INDUSTRIAL APPLICABILITY

As described above, the characteristic method in the invention can manufacture a precise columnar member with high accuracy because of the avoiding spring back, involves small work load on a metallic mold and necessitates neither cutting nor polishing, so that it is possible to maintain a favorable working environment. Further, since it is possible to use a metallic material having an outer diameter smaller than that of a final product, yield is very high. Further, since the precise columnar member has narrow thread grooves, the weight thereof can be reduced. The invention has various advantages in combination in addition to the precise columnar member having a high dimensional accuracy.

The precise columnar member according to the invention is applicable to shafts, positioning pins and centering bolts in various precision machines , and control valves used in a dripping structure for liquids.

Claims

1. A precise columnar member comprising a plurality of thread ridges or ring-shaped thread ridges provided on the circumferential surface of a metallic columnar blank in an axial direction and worked to be flat so that the tops of the thread ridges or ring-shaped thread ridges have a predetermined outer diameter.

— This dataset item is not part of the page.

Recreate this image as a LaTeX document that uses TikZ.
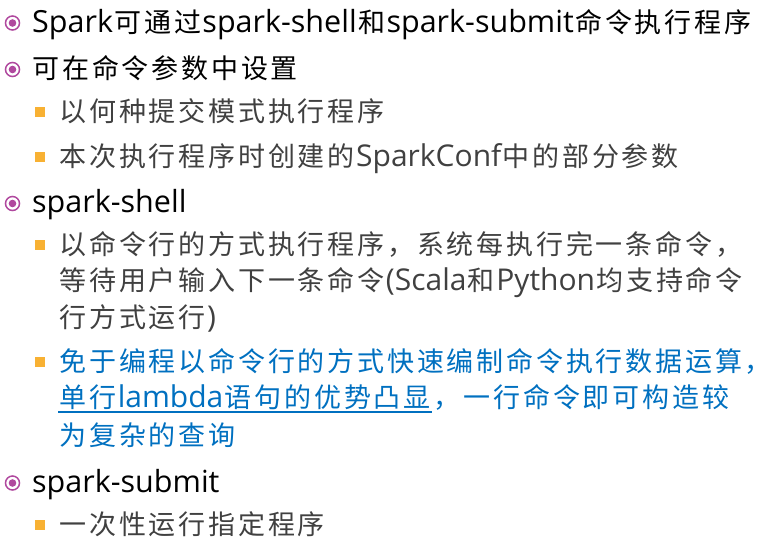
\documentclass[tikz,border=0pt]{standalone}
\usepackage{fontspec}
\setmainfont{Open Sans}
\newfontfamily\cjk{Noto Sans CJK SC}
\usepackage{tikz}

\definecolor{bulletpurple}{HTML}{B0489E}
\definecolor{bulletorange}{HTML}{F8B133}
\definecolor{bodygray}{HTML}{404040}
\definecolor{linkblue}{HTML}{0070C0}

% wide spaced chinese characters
\newcommand\zhsp{1.4pt}
\def\zhloop#1{\ifx#1\relax\else\kern\zhsp#1\kern\zhsp\expandafter\zhloop\fi}
\newcommand\zh[1]{{\cjk\fontsize{27}{31}\selectfont\zhloop#1\relax}}

\tikzset{
  lvlone/.style={anchor=base west,inner sep=0pt,font=\fontsize{30.5}{36}\selectfont},
  lvltwo/.style={anchor=base west,inner sep=0pt,text=bodygray,font=\fontsize{30}{36}\selectfont},
  ringbul/.style={circle,draw=bulletpurple,line width=1.5pt,minimum size=14pt,inner sep=0pt,
    path picture={\fill[bulletpurple] (path picture bounding box.center) circle (3.8pt);}},
  sqbul/.style={fill=bulletorange,minimum size=10pt,inner sep=0pt}
}

\begin{document}
\begin{tikzpicture}[x=1pt,y=-1pt]
  \useasboundingbox (0,0) rectangle (777,546);
  % level one
  \node[lvlone] (l1) at (32,32) {Spark\zh{可通过}spark-shell\zh{和}spark-submit\zh{命令执行程序}};
  \node[lvlone] (l2) at (31,78) {\zh{可在命令参数中设置}};
  \node[lvlone] (l5) at (32,212) {spark-shell};
  \node[lvlone] (l12) at (32,492) {spark-submit};
  % level two
  \node[lvltwo] (l3) at (58,121) {\zh{以何种提交模式执行程序}};
  \node[lvltwo] (l4) at (58,166) {\zh{本次执行程序时创建的}SparkConf\zh{中的部分参数}};
  \node[lvltwo] (l6) at (58,254) {\zh{以命令行的方式执行程序，系统每执行完一条命令，}};
  \node[lvltwo] (l7) at (58,290) {\zh{等待用户输入下一条命令}(Scala\zh{和}Python\zh{均支持命令}};
  \node[lvltwo] (l8) at (58,327) {\zh{行方式运行})};
  \node[lvltwo,text=linkblue] (l9) at (58,371) {\zh{免于编程以命令行的方式快速编制命令执行数据运算，}};
  \node[lvltwo,text=linkblue] (l10a) at (58,407) {\zh{单行}lambda\zh{语句的优势凸显}};
  \node[lvltwo,text=linkblue,anchor=base west] (l10b) at (l10a.base east) {\zh{，一行命令即可构造较}};
  \node[lvltwo,text=linkblue] (l11) at (58,445) {\zh{为复杂的查询}};
  \draw[linkblue,line width=1.2pt] ([yshift=-5pt]l10a.base west) -- ([yshift=-5pt]l10a.base east);
  % bullets
  \foreach \y/\n in {23/b1,69.5/b2,203.5/b5,483/b12}
    \node[ringbul] (\n) at (12.5,\y) {};
  \foreach \y/\n in {112/b3,157/b4,245/b6,362/b9,525/b13}
    \node[sqbul] (\n) at (40,\y) {};
  \node[lvltwo] (l13) at (58,534) {\zh{一次性运行指定程序}};
\end{tikzpicture}
\end{document}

2. A method of manufacturing a precise columnar member, the method comprising the steps of: (a) using rolling to form a plurality of thread ridges or ring-shaped thread ridges on the circumferential surface of a metallic columnar blank in an axial direction to obtain a preformed blank; and (b) using rolling or diameter-reducing working to make the tops of the thread ridges or ring-shaped thread ridges of the preformed blank flat to obtain a precise columnar member having a predetermined outer diameter.

3. The method of manufacturing a precise columnar member, according to claim 2, wherein the step (b) is applied to only a part of the preformed blank in the axial direction.